Tuesday, October 18, 2011

Photo Parade and Chicken Soup for my Soul...

Sometimes I lose sight of those things that REALLY matter. I let the places, things and people that don't deserve to be an issue in my life AT ALL, get to me. Its another demon I have to slay. I guess I am saying to you all that you should never lose sight of your main goal. Keep your eyes on your prize, whatever it is. Don't let anyone or anything get in the way, nor will you LET it get in the way. Those little things, they do not matter. Grin through them and move on.

I gotta toot my own horn for a minute. This year is a big year for me. I worked on IMAGE comics! I worked on ANTARCTIC PRESS comics! I worked on WALKING DEAD!!! I released a Full Color graphic Novel that was my best selling yet! I did another issue of an indie comic with my good pal Brett. I went to Dallas Con and sold very well! I made new art and had a great time doing it. I sold A LOT of erotica artwork to the Switzerland Gallery with more and more ordered each week. Coming up, I get to work on Night of the Living Dead and for MARVEL FUCKING COMICS!!!!! Sure, its a small capacity, but I'll take it! I got a lot to be proud of this year. And I am I gonna let some BS that doesn't even matter derail me? Not by a fucking long shot. A place I work doesn't define me. I do the day job cause I have to take care of my family. Thats not being a loser. I have to remember that.
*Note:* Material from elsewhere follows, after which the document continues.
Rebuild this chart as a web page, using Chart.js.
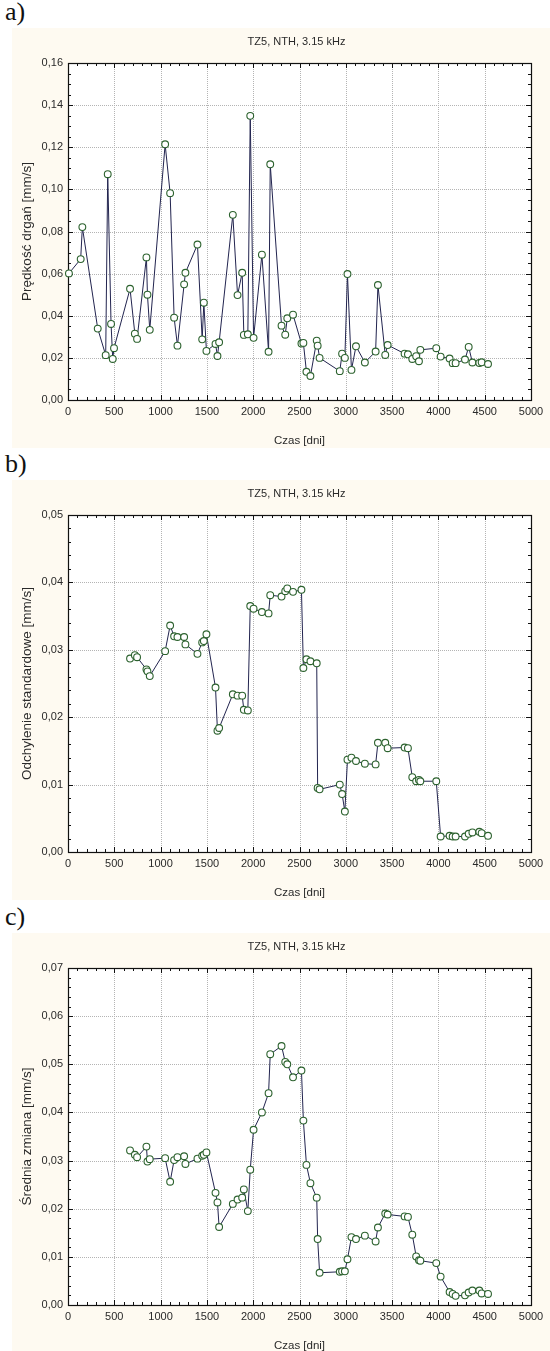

Being a loser is not even trying to provide for them or be a good dad to them.

I guess I got a bit sad today cause the wife is starting her awesome new store tomorrow and her people at her old store threw her a going away party. I'm proud of her. She seemed smiley and happy. But I go to the day job for the first time in a week and shit is in chaos! Inventory is still being worked on, there's employee drama, there's drunken arsehole customers, I have to do some things there I don't particularly like doing, and I get snipped at by the arsehole boss there of the club side. Just the vibe of being in the place is enough to poison you. I remembered back to when I was a manager at the McDonalds and was well loved and what I did made a difference. And at the Cinema, where I loved everyone and the job and I earned my promotions and pay. I loved every second I Was there. I missed it and I will never get that feeling back again. I let it get to me. I just wanted to run and hide. But after a while, I had a conversation in my head with someone I care for deeply. (Sounds odd I know, but bare with me. It keeps me sane believe it or not) And I got my answer right away. THESE THINGS DO NOT MATTER. I have a new path now, one I am quite proud of. Things have been laid out for me to continue on the path I am on now. Its like I was "meant" to go.

I guess the lesson here is: Never lose your sight. Keep your head up and fixated on what you want to do. Take your shot. Don't let things or others (especially your own damn self) derail you or distract you. You know what you want, and what you got to do to get it. Do it. Do it. DO IT. Forgive me for being angry when I do get that way. I was wrong to despair. I lost my eyes from the prize. As the lyric goes, "For a minute there, I lost myself."

Anyway, you are overdue for some new photos. Here we go. A new quick drawing of Evil Lynn from He-Man:



Ah, the move. Here's a stack of boxes in my dining room. We move in six days. I cannot wait for it to be over with....



BOTS PICS! Here he is sleeping. I swear I got more pics of him sleeping than anything else. He's so cute when he sleeps...



I took him to Toys R Us last week and I got him a stuffed BROBEE from 'Yo Gabba Gabba.' He takes it everywhere we go!



Today he decided Brobee needed to sit in the laundry basket. Bots always has these little projects going...



Okay thats it. Six glorious days off from work and its time to get artwork rocking again, get my head space clear and rock out with my cock out. I hope the wife enjoys her new store. Wish her luck!